AIM: Which lines have the string "Write"? Copy all of them from the entries below.

MATERIAL FOR THE TASK:
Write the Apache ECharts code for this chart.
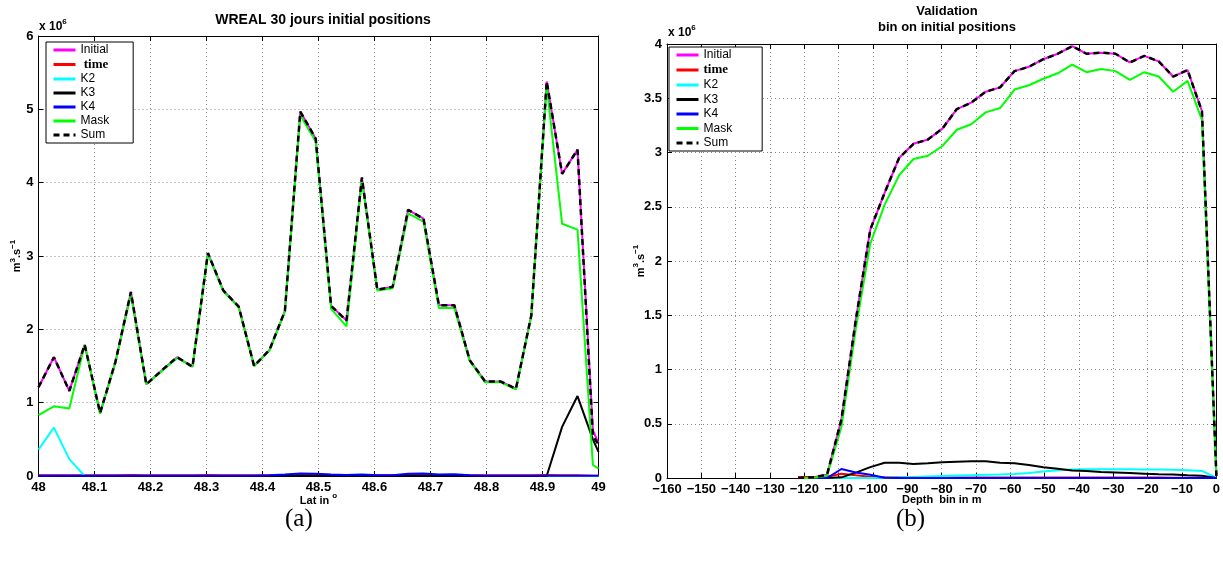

* * *

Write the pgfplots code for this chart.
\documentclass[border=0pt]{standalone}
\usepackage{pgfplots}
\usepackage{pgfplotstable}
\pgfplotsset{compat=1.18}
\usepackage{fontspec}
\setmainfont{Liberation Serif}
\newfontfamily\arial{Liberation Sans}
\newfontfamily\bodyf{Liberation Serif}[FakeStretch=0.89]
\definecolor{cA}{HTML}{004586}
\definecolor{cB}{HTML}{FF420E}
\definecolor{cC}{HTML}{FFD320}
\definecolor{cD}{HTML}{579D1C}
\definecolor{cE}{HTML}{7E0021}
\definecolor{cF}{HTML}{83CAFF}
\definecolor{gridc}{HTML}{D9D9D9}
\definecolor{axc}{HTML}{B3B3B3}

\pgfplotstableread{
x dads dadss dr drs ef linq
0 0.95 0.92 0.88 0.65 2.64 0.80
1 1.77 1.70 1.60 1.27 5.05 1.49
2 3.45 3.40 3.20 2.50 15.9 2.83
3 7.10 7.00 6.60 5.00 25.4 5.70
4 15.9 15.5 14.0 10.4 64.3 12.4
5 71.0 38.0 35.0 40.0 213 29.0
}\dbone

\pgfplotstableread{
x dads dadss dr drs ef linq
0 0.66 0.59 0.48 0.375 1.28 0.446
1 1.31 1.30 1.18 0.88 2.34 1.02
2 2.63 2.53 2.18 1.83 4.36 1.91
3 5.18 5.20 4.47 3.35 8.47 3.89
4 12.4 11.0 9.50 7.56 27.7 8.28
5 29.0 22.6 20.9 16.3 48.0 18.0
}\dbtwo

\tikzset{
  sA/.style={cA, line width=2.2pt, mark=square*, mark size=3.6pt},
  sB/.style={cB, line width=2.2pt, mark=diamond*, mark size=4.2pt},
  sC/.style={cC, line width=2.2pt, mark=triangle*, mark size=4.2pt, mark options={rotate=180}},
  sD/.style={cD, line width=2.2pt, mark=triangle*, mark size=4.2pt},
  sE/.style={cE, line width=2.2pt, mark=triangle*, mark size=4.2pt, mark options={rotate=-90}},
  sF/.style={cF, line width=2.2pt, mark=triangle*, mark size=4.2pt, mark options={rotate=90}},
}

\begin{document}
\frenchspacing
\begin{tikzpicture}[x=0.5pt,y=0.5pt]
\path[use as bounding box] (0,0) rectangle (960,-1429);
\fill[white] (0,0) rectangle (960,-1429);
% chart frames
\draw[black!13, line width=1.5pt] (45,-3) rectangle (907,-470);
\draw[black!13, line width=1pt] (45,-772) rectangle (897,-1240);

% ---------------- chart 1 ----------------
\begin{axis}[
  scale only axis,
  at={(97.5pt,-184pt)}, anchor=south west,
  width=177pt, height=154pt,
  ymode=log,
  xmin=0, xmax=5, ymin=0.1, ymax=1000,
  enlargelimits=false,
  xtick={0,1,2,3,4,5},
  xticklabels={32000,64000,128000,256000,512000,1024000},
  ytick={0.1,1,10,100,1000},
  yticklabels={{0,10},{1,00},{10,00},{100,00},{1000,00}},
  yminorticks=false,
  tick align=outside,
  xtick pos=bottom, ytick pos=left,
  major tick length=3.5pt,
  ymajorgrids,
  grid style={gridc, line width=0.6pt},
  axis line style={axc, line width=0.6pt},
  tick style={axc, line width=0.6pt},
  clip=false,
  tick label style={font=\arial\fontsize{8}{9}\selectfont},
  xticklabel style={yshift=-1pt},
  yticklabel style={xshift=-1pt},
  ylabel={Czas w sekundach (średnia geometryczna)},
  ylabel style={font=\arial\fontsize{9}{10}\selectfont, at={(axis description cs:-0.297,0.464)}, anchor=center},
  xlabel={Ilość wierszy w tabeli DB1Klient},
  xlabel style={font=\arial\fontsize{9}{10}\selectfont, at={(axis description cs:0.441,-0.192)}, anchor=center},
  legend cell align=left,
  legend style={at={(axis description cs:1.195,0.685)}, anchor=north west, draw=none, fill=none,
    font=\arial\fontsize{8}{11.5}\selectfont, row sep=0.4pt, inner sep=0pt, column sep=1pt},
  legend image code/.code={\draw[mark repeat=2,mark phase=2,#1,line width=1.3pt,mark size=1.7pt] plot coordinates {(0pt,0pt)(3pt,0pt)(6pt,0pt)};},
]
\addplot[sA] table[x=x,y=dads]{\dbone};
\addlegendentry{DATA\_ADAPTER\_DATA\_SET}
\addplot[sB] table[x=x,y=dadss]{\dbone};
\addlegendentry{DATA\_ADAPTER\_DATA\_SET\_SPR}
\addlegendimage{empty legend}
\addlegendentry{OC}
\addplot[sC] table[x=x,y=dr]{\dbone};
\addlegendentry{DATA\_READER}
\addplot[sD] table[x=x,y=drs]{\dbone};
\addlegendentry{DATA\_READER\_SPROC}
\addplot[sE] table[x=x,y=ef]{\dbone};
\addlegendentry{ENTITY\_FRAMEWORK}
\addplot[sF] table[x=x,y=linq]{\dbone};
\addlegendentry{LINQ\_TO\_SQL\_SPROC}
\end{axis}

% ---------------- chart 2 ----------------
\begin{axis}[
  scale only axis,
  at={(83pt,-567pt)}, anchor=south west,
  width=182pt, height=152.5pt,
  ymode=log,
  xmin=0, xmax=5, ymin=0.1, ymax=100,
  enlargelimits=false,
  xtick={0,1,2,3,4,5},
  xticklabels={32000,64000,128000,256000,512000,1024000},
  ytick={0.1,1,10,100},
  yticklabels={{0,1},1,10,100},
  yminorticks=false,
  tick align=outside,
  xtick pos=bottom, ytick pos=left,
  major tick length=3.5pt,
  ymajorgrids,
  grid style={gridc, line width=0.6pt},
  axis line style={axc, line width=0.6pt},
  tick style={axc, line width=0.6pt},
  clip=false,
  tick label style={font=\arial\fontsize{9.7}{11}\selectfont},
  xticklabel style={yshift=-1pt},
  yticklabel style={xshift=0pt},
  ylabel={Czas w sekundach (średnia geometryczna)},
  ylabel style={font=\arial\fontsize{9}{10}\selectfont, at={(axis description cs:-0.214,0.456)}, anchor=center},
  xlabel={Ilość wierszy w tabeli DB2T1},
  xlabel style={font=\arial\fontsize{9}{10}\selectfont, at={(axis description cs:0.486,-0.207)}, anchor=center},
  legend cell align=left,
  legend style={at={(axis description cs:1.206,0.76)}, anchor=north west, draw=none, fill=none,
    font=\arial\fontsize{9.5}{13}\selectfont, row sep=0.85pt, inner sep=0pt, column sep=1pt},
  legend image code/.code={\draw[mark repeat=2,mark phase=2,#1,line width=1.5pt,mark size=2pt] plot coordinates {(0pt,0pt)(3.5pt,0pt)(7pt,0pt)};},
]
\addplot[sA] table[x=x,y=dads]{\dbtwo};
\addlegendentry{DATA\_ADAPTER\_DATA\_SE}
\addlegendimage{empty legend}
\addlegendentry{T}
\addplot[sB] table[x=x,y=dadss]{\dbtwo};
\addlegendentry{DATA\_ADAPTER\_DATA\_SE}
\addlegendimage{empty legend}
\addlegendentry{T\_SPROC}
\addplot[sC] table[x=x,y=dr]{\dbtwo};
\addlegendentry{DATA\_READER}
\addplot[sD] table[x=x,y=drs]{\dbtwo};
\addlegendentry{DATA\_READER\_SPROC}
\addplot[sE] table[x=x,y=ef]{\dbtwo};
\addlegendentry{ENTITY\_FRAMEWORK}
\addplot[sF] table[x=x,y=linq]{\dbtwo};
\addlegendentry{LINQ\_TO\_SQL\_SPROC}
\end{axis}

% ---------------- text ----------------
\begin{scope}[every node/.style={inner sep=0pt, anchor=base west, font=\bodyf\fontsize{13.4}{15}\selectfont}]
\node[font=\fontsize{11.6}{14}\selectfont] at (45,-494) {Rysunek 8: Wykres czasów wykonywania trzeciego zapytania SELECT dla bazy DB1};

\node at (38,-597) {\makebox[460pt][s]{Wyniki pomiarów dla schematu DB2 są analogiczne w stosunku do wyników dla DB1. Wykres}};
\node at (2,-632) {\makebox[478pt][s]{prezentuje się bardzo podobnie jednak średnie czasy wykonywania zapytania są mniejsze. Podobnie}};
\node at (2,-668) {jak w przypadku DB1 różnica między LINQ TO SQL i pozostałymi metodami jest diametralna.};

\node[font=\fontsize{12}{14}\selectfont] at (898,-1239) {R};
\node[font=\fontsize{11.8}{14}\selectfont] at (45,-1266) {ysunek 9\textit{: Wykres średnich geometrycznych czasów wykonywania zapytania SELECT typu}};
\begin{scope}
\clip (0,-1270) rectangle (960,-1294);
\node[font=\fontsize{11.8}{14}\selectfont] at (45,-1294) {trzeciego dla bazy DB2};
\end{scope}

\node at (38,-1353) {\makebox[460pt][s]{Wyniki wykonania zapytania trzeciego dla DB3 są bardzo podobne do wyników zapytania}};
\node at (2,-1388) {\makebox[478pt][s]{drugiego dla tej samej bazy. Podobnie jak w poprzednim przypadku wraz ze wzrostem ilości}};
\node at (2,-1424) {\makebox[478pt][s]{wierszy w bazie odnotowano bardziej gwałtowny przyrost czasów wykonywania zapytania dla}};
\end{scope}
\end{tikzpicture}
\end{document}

TASK ANSWER:
Write the Apache ECharts code for this chart.
Write the pgfplots code for this chart.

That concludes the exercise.